Renforcer son ancrage à travers des projets de coopération inter-entreprises et au- delà ne tombe pas sous le sens, surtout pour les entreprises conventionnelles pour lesquelles la concurrence inhérente à l’activité entraine très souvent une posture de méfiance généralisée. Ce n’est pas le seul frein, il faut également être vigilant à : 

  • La diversité du paysage économique qui entraîne une superposition des attentes, des objectifs et des stratégies
  • La difficile capacité à partager les pouvoirs d’action et de décision
  • La difficulté à défendre un projet de coopération dans son entreprise lorsque les retours financiers sont faibles et à long terme (pression du résultat)
  • La difficulté à accepter des principes d’actions différents
  • La difficulté à évaluer et anticiper en amont, le temps nécessaire La difficulté à convaincre les parties prenantes locales
  • La méfiance face à des entreprises de taille ou/et de cultures différentes (peur du rachat, «l’ amateurisme »…)
  • La crainte de dévoiler sa stratégie de peur d’être vulnérable auprès de la concurrence
  • La difficile acceptation du principe d’égalité entre acteurs et actrices.
  • Le risque de surestimer le projet de coopération : se donner des objectifs intermédiaires réalistes et atteignables
  • Le fait d’avoir des entreprises à des niveaux de maturité différentes 

 

Leviers d’une bonne coopération

 

Comment et avec qui construit-on le processus de coopération qui va entraîner du consensus ou, au contraire, du conflit dans la dynamique de construction ?

 

  • Identifier ou favoriser l’émergence d’un animateur du territoire : un acteur ou  un collectif d’acteurs chargé de cette dynamique,
  • Trouver des dispositifs pour bloquer les entreprises prédatrices, Développer l’évaluation de son propre impact sur le territoire,
  • Définir d’autres indicateurs que les indicateurs économiques déjà connus (pourcentage de matière utilisée dans le développement du produit ; perception des bienfaits du projet par les habitants ; nombre d’entreprises locales ayant travaillé sur le ..)
  • Développer la culture de la coopération en interne, se former, Favoriser des espaces de dialogue initiés par les acteurs publics, Partir de la problématique du territoire et lancer le

 

Le rôle des acteurs publics

 

A l’instar des entreprises, les acteurs publics ayant ou non la compétence économique commencent à se questionner sur leur rôle et les actions à mettre en place en matière de RTE : des plans RSE sont créés, des éco-conditionnalités intégrées dans les appels d’offres, des dispositifs comme les PTCE (pôles territoriaux de coopération économique) encouragés et soutenus. Largement incités en cela par le corpus législatif.

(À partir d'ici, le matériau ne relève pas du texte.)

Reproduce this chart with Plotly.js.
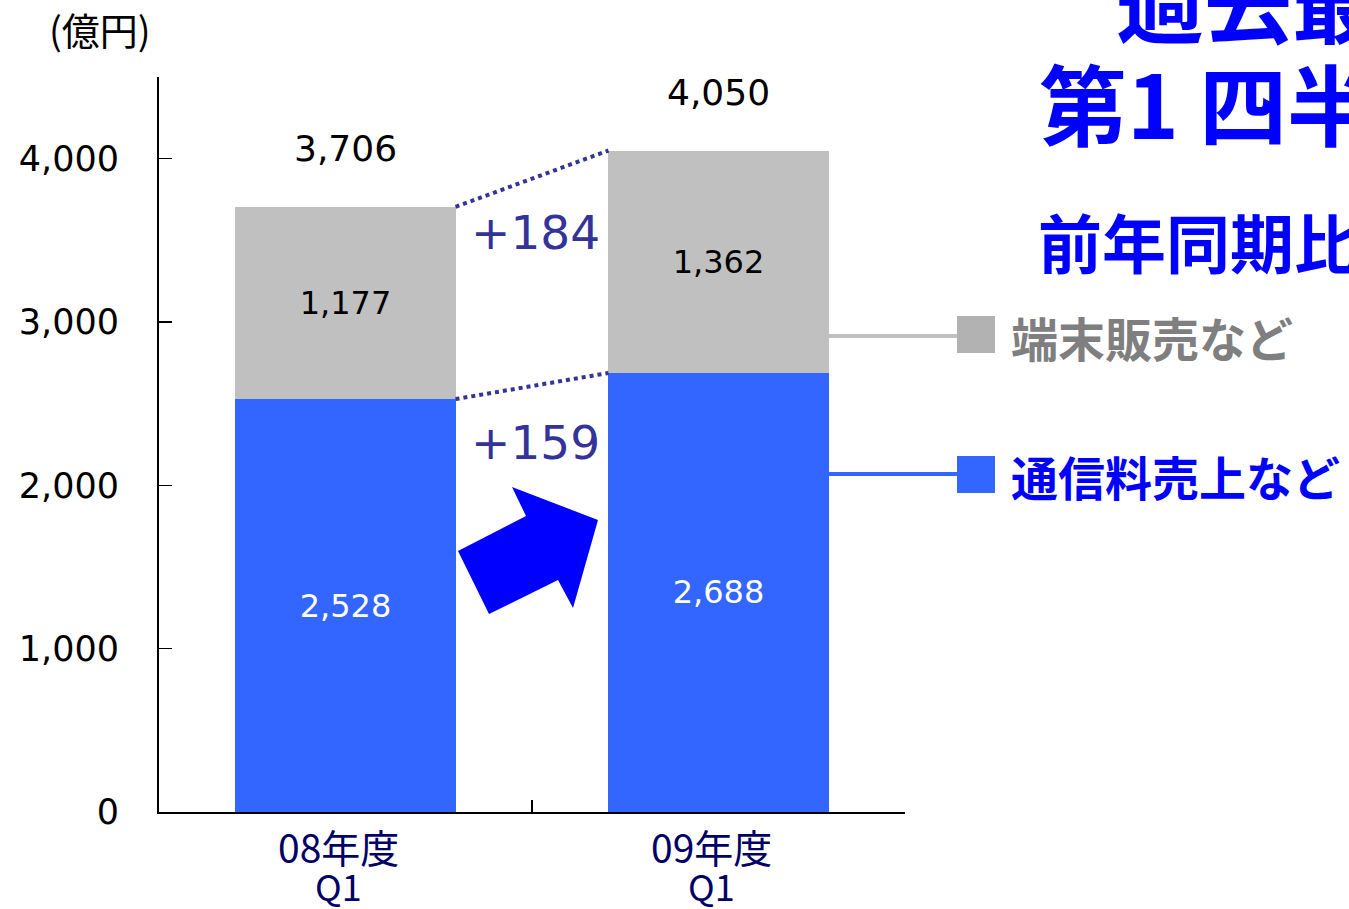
<!DOCTYPE html>
<html>
<head>
<meta charset="utf-8">
<script src="https://cdn.plot.ly/plotly-3.0.1.min.js"></script>
<style>html,body{margin:0;padding:0;background:#fff;overflow:hidden}#chart{width:1349px;height:909px}</style>
</head>
<body>
<div id="chart"></div>
<script>
// ---- data ----
const categories = ['08年度 Q1', '09年度 Q1'];
const catLine1 = ['08年度', '09年度'];
const catLine2 = ['Q1', 'Q1'];
const serviceRevenue = [2528, 2688];   // 通信料売上など
const handsetSales = [1177, 1362];     // 端末販売など
const totals = [3706, 4050];
const diffLabels = ['+184', '+159'];   // upper (端末), lower (通信料)
const yTicks = [0, 1000, 2000, 3000, 4000];
const legendNames = ['端末販売など', '通信料売上など'];
const headline = ['過去最', '第1 四半', '前年同期比'];
const unitLabel = '(億円)';

// ---- layout helpers (plot area in pixels) ----
const W = 1349, H = 909;
const M = {l: 159, r: 444, t: 77, b: 97};
const PW = W - M.l - M.r, PH = H - M.t - M.b;
const px = x => (x - M.l) / PW;
const py = y => (H - M.b - y) / PH;

const BAR_W = 0.59;
const num = 'DejaVu Sans, sans-serif';
const jp = 'Noto Sans CJK JP, sans-serif';
const fmt = v => v.toLocaleString('en-US');

const traces = [
  {
    type: 'bar', x: categories, y: serviceRevenue, width: BAR_W,
    marker: {color: '#3366FF'},
    text: serviceRevenue.map(fmt),
    textposition: 'inside', insidetextanchor: 'middle', textangle: 0,
    textfont: {family: num, size: 32, color: '#FFFFFF'},
    hoverinfo: 'skip', cliponaxis: false
  },
  {
    type: 'bar', x: categories, y: handsetSales, width: BAR_W,
    marker: {color: '#C0C0C0'},
    text: handsetSales.map(fmt),
    textposition: 'inside', insidetextanchor: 'middle', textangle: 0,
    textfont: {family: num, size: 32, color: '#000000'},
    hoverinfo: 'skip', cliponaxis: false
  }
];

const tops = serviceRevenue.map((v, i) => v + handsetSales[i]);
const half = BAR_W / 2;

const shapes = [
  // dotted connectors between bar tops
  {type: 'line', xref: 'x', yref: 'y', x0: half, x1: 1 - half, y0: tops[0], y1: tops[1],
   line: {color: '#333399', width: 4, dash: 'dot'}},
  {type: 'line', xref: 'x', yref: 'y', x0: half, x1: 1 - half, y0: serviceRevenue[0], y1: serviceRevenue[1],
   line: {color: '#333399', width: 4, dash: 'dot'}},
  // legend connectors
  {type: 'line', xref: 'paper', yref: 'paper', x0: px(824), x1: px(958), y0: py(336), y1: py(336),
   line: {color: '#C0C0C0', width: 4}},
  {type: 'line', xref: 'paper', yref: 'paper', x0: px(827), x1: px(958), y0: py(474), y1: py(474),
   line: {color: '#3366FF', width: 4}},
  // legend squares
  {type: 'rect', xref: 'paper', yref: 'paper', x0: px(957), x1: px(995), y0: py(353), y1: py(316),
   fillcolor: '#B2B2B2', line: {width: 0}},
  {type: 'rect', xref: 'paper', yref: 'paper', x0: px(957), x1: px(995), y0: py(493), y1: py(456),
   fillcolor: '#3366FF', line: {width: 0}}
];

// big arrow (decoration)
const arrowPts = [[489,614],[458,551],[526,516],[512,487],[598,520],[573,608],[558,580]];
shapes.push({
  type: 'path', xref: 'paper', yref: 'paper',
  path: 'M' + arrowPts.map(p => px(p[0]).toFixed(5) + ',' + py(p[1]).toFixed(5)).join(' L') + ' Z',
  fillcolor: '#0000FF', line: {width: 0}
});

const annotations = [];
// category labels (two lines each)
categories.forEach((c, i) => {
  annotations.push({
    x: i - 0.02, y: 0, xref: 'x', yref: 'y', text: catLine1[i],
    showarrow: false, yanchor: 'middle', yshift: -34, borderpad: 0,
    font: {family: jp, size: 39, color: '#000066'}
  });
  annotations.push({
    x: i - 0.02, y: 0, xref: 'x', yref: 'y', text: catLine2[i],
    showarrow: false, yanchor: 'middle', yshift: -73, borderpad: 0,
    font: {family: jp, size: 36, color: '#000066'}
  });
});
// totals above bars
totals.forEach((t, i) => annotations.push({
  x: i, y: tops[i], xref: 'x', yref: 'y', text: fmt(t),
  showarrow: false, yanchor: 'middle', yshift: 58,
  font: {family: num, size: 36, color: '#000000'}
}));
// diff labels
annotations.push({
  x: 0.51, y: (tops[0] + tops[1]) / 2, xref: 'x', yref: 'y', text: diffLabels[0],
  showarrow: false, yanchor: 'middle', yshift: -54,
  font: {family: num, size: 47, color: '#333399'}
});
annotations.push({
  x: 0.51, y: (serviceRevenue[0] + serviceRevenue[1]) / 2, xref: 'x', yref: 'y', text: diffLabels[1],
  showarrow: false, yanchor: 'middle', yshift: -56,
  font: {family: num, size: 47, color: '#333399'}
});
// unit
annotations.push({
  x: px(100), y: py(28), xref: 'paper', yref: 'paper', text: unitLabel,
  showarrow: false, xanchor: 'center', yanchor: 'middle',
  font: {family: jp, size: 38, color: '#000000'}
});
// legend texts
annotations.push({
  x: px(1009), y: py(336), xref: 'paper', yref: 'paper', text: '<b>' + legendNames[0] + '</b>',
  showarrow: false, xanchor: 'left', yanchor: 'middle',
  font: {family: jp, size: 47, color: '#7F7F7F'}
});
annotations.push({
  x: px(1009), y: py(475), xref: 'paper', yref: 'paper', text: '<b>' + legendNames[1] + '</b>',
  showarrow: false, xanchor: 'left', yanchor: 'middle',
  font: {family: jp, size: 47, color: '#0000FF'}
});
// headline texts (cut off at right edge, as in the original slide)
annotations.push({
  x: px(1114), y: py(-2), xref: 'paper', yref: 'paper', text: '<b>' + headline[0] + '</b>',
  showarrow: false, xanchor: 'left', yanchor: 'middle',
  font: {family: jp, size: 88, color: '#0000FF'}
});
annotations.push({
  x: px(1037), y: py(101), xref: 'paper', yref: 'paper', text: '<b>' + headline[1] + '</b>',
  showarrow: false, xanchor: 'left', yanchor: 'middle',
  font: {family: jp, size: 88, color: '#0000FF'}
});
annotations.push({
  x: px(1036), y: py(240), xref: 'paper', yref: 'paper', text: '<b>' + headline[2] + '</b>',
  showarrow: false, xanchor: 'left', yanchor: 'middle',
  font: {family: jp, size: 64, color: '#0000FF'}
});

const layout = {
  width: W, height: H,
  margin: M,
  paper_bgcolor: '#FFFFFF', plot_bgcolor: '#FFFFFF',
  barmode: 'stack', showlegend: false,
  xaxis: {
    type: 'category', range: [-0.5, 1.5],
    showline: true, linecolor: '#000000', linewidth: 2,
    ticks: 'inside', tickson: 'boundaries', ticklen: 12, tickwidth: 1.5, tickcolor: '#000000',
    showticklabels: false,
    showgrid: false, zeroline: false, fixedrange: true
  },
  yaxis: {
    range: [0, 4500], tickvals: yTicks, ticktext: yTicks.map(fmt),
    showline: true, linecolor: '#000000', linewidth: 2,
    ticks: 'inside', ticklen: 13, tickwidth: 1.5, tickcolor: '#000000',
    ticklabelstandoff: 31,
    tickfont: {family: num, size: 35, color: '#000000'},
    showgrid: false, zeroline: false, fixedrange: true
  },
  shapes: shapes,
  annotations: annotations
};

Plotly.newPlot('chart', traces, layout, {displayModeBar: false, staticPlot: true});
</script>
</body>
</html>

Des outils existent pour insuffler plus de RSE dans les politiques publiques de développement économique mais limités et sans intégrer la notion de RTE.

Il existe bien des services et des vice-présidences au développement économique ou à l’ESS mais rien qui englobe la place, le rôle et les interactions plus globales de l’entreprise sur le territoire. Rien non plus sur des éléments de mesure du bien-être qui relève de l’intérêt général. Il existe également des politiques d’aménagement du territoire avec lesquelles un lien pourrait être fait.

De l’avis même des entreprises, il faut aller plus loin car entreprendre en responsabilité sur un territoire devient l’affaire de toutes les parties prenantes et nécessite la mobilisation de tous et toutes.

Elles souhaitent ne pas être cantonnées aux seules concertations dédiées aux entreprises mais participer aux informations publiques sur les sujets tels que les transports, la culture… Il est important pour elles d’avoir une visibilité sur les enjeux du territoire pour pouvoir s’engager.